# PROVIDED DATA:
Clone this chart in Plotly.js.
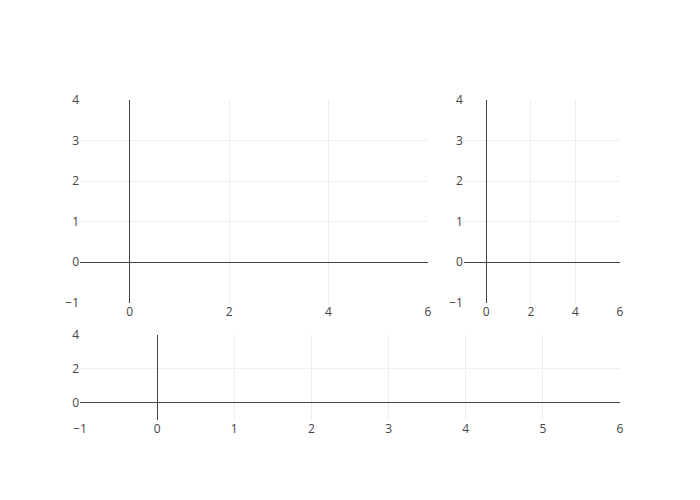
<!DOCTYPE html>
<html>
<head>
<meta charset="utf-8">
<script src="https://cdn.plot.ly/plotly-3.0.1.min.js"></script>
<style>body{margin:0;padding:0;}</style>
</head>
<body>
<div id="chart" style="width:700px;height:500px;"></div>
<script>
// Empty subplots (no data in the reference); default ranges used by Plotly.
var xEmpty = [];
var yEmpty = [];

var traces = [
  {x: xEmpty, y: yEmpty, type: 'scatter', xaxis: 'x', yaxis: 'y'},
  {x: xEmpty, y: yEmpty, type: 'scatter', xaxis: 'x2', yaxis: 'y2'},
  {x: xEmpty, y: yEmpty, type: 'scatter', xaxis: 'x3', yaxis: 'y3'}
];

var layout = {
  width: 700,
  height: 500,
  showlegend: false,
  xaxis: {domain: [0, 0.6444], anchor: 'y'},
  yaxis: {domain: [0.3667, 1], anchor: 'x'},
  xaxis2: {domain: [0.7111, 1], anchor: 'y2'},
  yaxis2: {domain: [0.3667, 1], anchor: 'x2'},
  xaxis3: {domain: [0, 1], anchor: 'y3'},
  yaxis3: {domain: [0, 0.2667], anchor: 'x3'}
};

Plotly.newPlot('chart', traces, layout, {displayModeBar: false});
</script>
</body>
</html>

# GIVEN REQUEST:
Restate the data above word for word. Skip every picture.

# RESULT FOR THIS TASK:
Clone this chart in Plotly.js.
<!DOCTYPE html>
<html>
<head>
<meta charset="utf-8">
<script src="https://cdn.plot.ly/plotly-3.0.1.min.js"></script>
<style>body{margin:0;padding:0;}</style>
</head>
<body>
<div id="chart" style="width:700px;height:500px;"></div>
<script>
// Empty subplots (no data in the reference); default ranges used by Plotly.
var xEmpty = [];
var yEmpty = [];

var traces = [
  {x: xEmpty, y: yEmpty, type: 'scatter', xaxis: 'x', yaxis: 'y'},
  {x: xEmpty, y: yEmpty, type: 'scatter', xaxis: 'x2', yaxis: 'y2'},
  {x: xEmpty, y: yEmpty, type: 'scatter', xaxis: 'x3', yaxis: 'y3'}
];

var layout = {
  width: 700,
  height: 500,
  showlegend: false,
  xaxis: {domain: [0, 0.6444], anchor: 'y'},
  yaxis: {domain: [0.3667, 1], anchor: 'x'},
  xaxis2: {domain: [0.7111, 1], anchor: 'y2'},
  yaxis2: {domain: [0.3667, 1], anchor: 'x2'},
  xaxis3: {domain: [0, 1], anchor: 'y3'},
  yaxis3: {domain: [0, 0.2667], anchor: 'x3'}
};

Plotly.newPlot('chart', traces, layout, {displayModeBar: false});
</script>
</body>
</html>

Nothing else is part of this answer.